Die Beschlüsse des Stadtrates zur Finanzierung der Theater, Oper und Orchester GmbH gehen klar von einem definierten Leistungsumfang, fünf Sparten, aus. Dieses Angebot kann nicht einfach ohne Befassung des Gesellschafters erheblich einschränkt und gleichzeitig eine unveränderte Fortsetzung der städtischen Zahlungen erwartet werden.

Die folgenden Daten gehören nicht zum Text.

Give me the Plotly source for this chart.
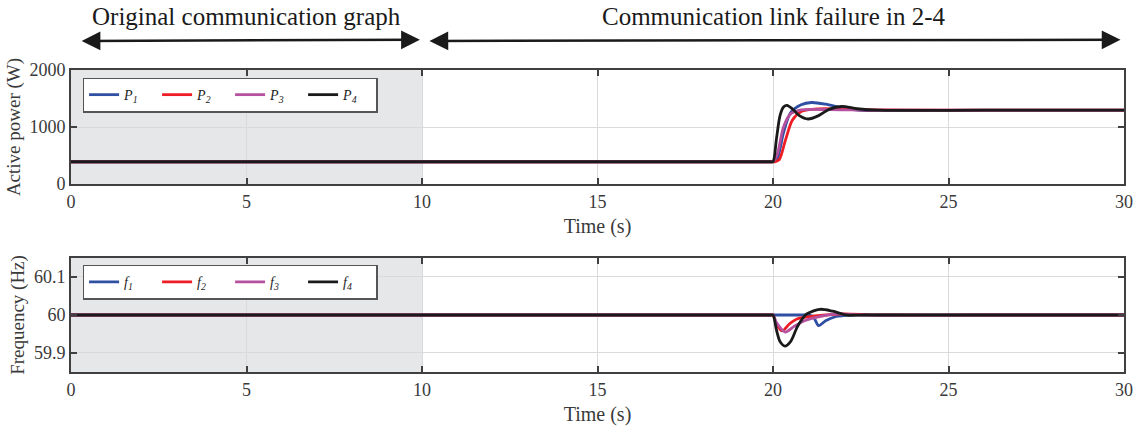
import plotly.graph_objects as go
from plotly.subplots import make_subplots

# ---- data ----
t_p1 = [0, 10, 19.0, 19.85, 19.95, 20.1, 20.3, 20.5, 20.8, 21.1, 21.5, 22.0, 22.5, 23.0, 26.0, 30]
p1 = [390, 390, 390, 390, 390, 420, 900, 1250, 1390, 1430, 1400, 1330, 1290, 1292, 1292, 1292]
t_p2 = [0, 10, 19.0, 19.95, 20.05, 20.18, 20.35, 20.55, 20.8, 21.1, 21.5, 22.0, 23.0, 26.0, 30]
p2 = [390, 390, 390, 390, 390, 430, 760, 1120, 1270, 1310, 1320, 1310, 1300, 1295, 1295]
t_p3 = [0, 10, 19.0, 19.9, 20.0, 20.12, 20.3, 20.5, 20.8, 21.2, 21.6, 22.2, 23.0, 26.0, 30]
p3 = [390, 390, 390, 390, 390, 520, 1000, 1230, 1300, 1310, 1305, 1300, 1295, 1295, 1295]
t_p4 = [0, 10, 19.0, 19.93, 20.0, 20.1, 20.2, 20.3, 20.4, 20.55, 20.75, 21.0, 21.3, 21.6, 21.95, 22.4, 23.0, 26.0, 30]
p4 = [390, 390, 390, 390, 390, 800, 1200, 1350, 1380, 1320, 1200, 1140, 1200, 1310, 1360, 1320, 1295, 1295, 1295]

t_f1 = [0, 10, 20.0, 20.9, 21.0, 21.15, 21.3, 21.5, 21.8, 22.2, 23.0, 26.0, 30]
f1 = [60, 60, 60, 60, 60, 59.995, 59.972, 59.985, 59.996, 60.0, 60.0, 60.0, 60.0]
t_f2 = [0, 10, 19.0, 19.93, 20.0, 20.1, 20.27, 20.45, 20.7, 21.0, 21.5, 22.0, 23.0, 26.0, 30]
f2 = [60, 60, 60, 60, 60, 59.975, 59.958, 59.975, 59.99, 59.995, 60.0, 60.003, 60.0, 60.0, 60.0]
t_f3 = [0, 10, 19.0, 19.93, 20.0, 20.1, 20.35, 20.6, 20.9, 21.3, 21.8, 22.5, 26.0, 30]
f3 = [60, 60, 60, 60, 60, 59.98, 59.955, 59.97, 59.985, 59.995, 60.003, 60.0, 60.0, 60.0]
t_f4 = [0, 10, 19.0, 19.93, 20.0, 20.1, 20.2, 20.34, 20.5, 20.7, 20.95, 21.34, 21.7, 22.1, 22.6, 26.0, 30]
f4 = [60, 60, 60, 60, 60, 59.96, 59.93, 59.918, 59.93, 59.97, 60.002, 60.015, 60.01, 60.0, 60.0, 60.0, 60.0]

colors = ["#2f4fa3", "#ee1c25", "#b5519f", "#1a1a1a"]
p_names = ["<i>P</i><sub><i>1</i></sub>", "<i>P</i><sub><i>2</i></sub>", "<i>P</i><sub><i>3</i></sub>", "<i>P</i><sub><i>4</i></sub>"]
f_names = ["<i>f</i><sub><i>1</i></sub>", "<i>f</i><sub><i>2</i></sub>", "<i>f</i><sub><i>3</i></sub>", "<i>f</i><sub><i>4</i></sub>"]
x_ticks = [0, 5, 10, 15, 20, 25, 30]
p_ticks = [0, 1000, 2000]
f_ticks = [59.9, 60, 60.1]
f_ticklabels = ["59.9", "60", "60.1"]

FONT = "Liberation Serif"
AX = "#404040"
TXT = "#3a3a3a"

fig = make_subplots(rows=2, cols=1, vertical_spacing=0.245)

for tt, yy, c, n in zip([t_p1, t_p2, t_p3, t_p4], [p1, p2, p3, p4], colors, p_names):
    fig.add_trace(go.Scatter(x=tt, y=yy, mode="lines", name=n,
                             line=dict(color=c, width=2.8, shape="spline", smoothing=0.8),
                             legend="legend"), row=1, col=1)
for tt, yy, c, n in zip([t_f1, t_f2, t_f3, t_f4], [f1, f2, f3, f4], colors, f_names):
    fig.add_trace(go.Scatter(x=tt, y=yy, mode="lines", name=n,
                             line=dict(color=c, width=2.8, shape="spline", smoothing=0.8),
                             legend="legend2"), row=2, col=1)

ax_common = dict(showline=True, linecolor=AX, linewidth=2, mirror="ticks",
                 ticks="inside", ticklen=6, tickwidth=2, tickcolor=AX,
                 showgrid=True, gridcolor="#dadada", gridwidth=1, zeroline=False,
                 automargin=False,
                 tickfont=dict(family=FONT, size=18, color=TXT))

fig.update_xaxes(range=[0, 30], tickvals=x_ticks, **ax_common)
fig.update_xaxes(title=dict(text="Time (s)", font=dict(family=FONT, size=20, color=TXT), standoff=8))
fig.update_yaxes(**ax_common)
fig.update_yaxes(range=[0, 2000], tickvals=p_ticks,
                 title=dict(text="Active power (W)", font=dict(family=FONT, size=19, color=TXT), standoff=4),
                 row=1, col=1)
fig.update_yaxes(range=[59.85, 60.15], tickvals=f_ticks, ticktext=f_ticklabels,
                 title=dict(text="Frequency (Hz)", font=dict(family=FONT, size=19, color=TXT), standoff=4),
                 row=2, col=1)

for yref in ["y", "y2"]:
    xref = "x" if yref == "y" else "x2"
    fig.add_shape(type="rect", xref=xref, yref=yref + " domain", x0=0, x1=10, y0=0, y1=1,
                  fillcolor="#e6e7e9", line=dict(width=0), layer="below")

# arrows and headings
arrow_y = 1.10
for x0, x1 in [(0.26, 9.94), (10.17, 29.9)]:
    fig.add_annotation(x=x1, y=arrow_y, xref="x", yref="paper", ax=x0, ay=arrow_y,
                       axref="x", ayref="pixel", showarrow=True, text="",
                       arrowhead=2, arrowside="end+start", arrowsize=1.5,
                       arrowwidth=2.5, arrowcolor="#1a1a1a")
fig.add_annotation(x=5, y=1.178, xref="x", yref="paper", yanchor="middle",
                   text="Original communication graph",
                   showarrow=False, font=dict(family=FONT, size=25, color="#1a1a1a"))
fig.add_annotation(x=20, y=1.178, xref="x", yref="paper", yanchor="middle",
                   text="Communication link failure in 2-4",
                   showarrow=False, font=dict(family=FONT, size=25, color="#1a1a1a"))

leg_common = dict(orientation="h", bgcolor="white", bordercolor="#555555", borderwidth=1.5,
                  font=dict(family=FONT, size=14, color="#222222"),
                  xanchor="left", yanchor="top", itemwidth=30, tracegroupgap=0,
                  entrywidth=28, entrywidthmode="pixels")
fig.update_layout(
    width=1146, height=427,
    margin=dict(l=71, r=22, t=70, b=55, autoexpand=False),
    paper_bgcolor="white", plot_bgcolor="white",
    legend=dict(x=0.011, y=0.975, **leg_common),
    legend2=dict(x=0.011, y=0.355, **leg_common),
    showlegend=True,
)
fig.write_html("out.html")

Die grüne Fraktion fordert eine breite, intensive und ausführliche öffentliche Debatte mit allen Betroffenen und Interessenvertretern zu der Frage, welche Kultureinrichtungen in welchem Umfang sich die Stadt Halle weiterhin leisten will und leisten kann. Eine solche Debatte muss ergebnisoffen, fair und ohne Vorfestlegungen geführt werden. Entsprechend kann am Beginn dieser Debatte nur die Rücknahme des Schließungsbeschlusses für das Thalia-Theater stehen. Und sollte am Ende einer solchen Debatte wirklich über die Notwendigkeit der Schließung einer Einrichtung innerhalb des Unternehmens abzustimmen sein, so kann allein der hallesche Stadtrat das entscheidungsfassende Gremium dafür sein.

Bis dahin kann der Stadtrat auf dem Wege der Gesellschafterweisung Einfluss auf die Theater, Oper und Orchester GmbH nehmen: Die Oberbürgermeisterin ist qua Amt die Vertreterin der Stadt Halle (Saale) in der Gesellschafterversammlung (§ 5 Absatz 4 Gesellschaftsvertrag). Sollte sich der Stadtrat entscheiden, sich dem Thema zu widmen, so ist die Oberbürgermeisterin zur Umsetzung entsprechender Beschlüsse verpflichtet. Daraus resultiert, dass der Stadtrat bis zur Klärung der Grundsatzfrage Kulturfinanzierung auf die – mindestens vorübergehende – Aufhebung von Schließungsbeschlüssen hinwirken kann.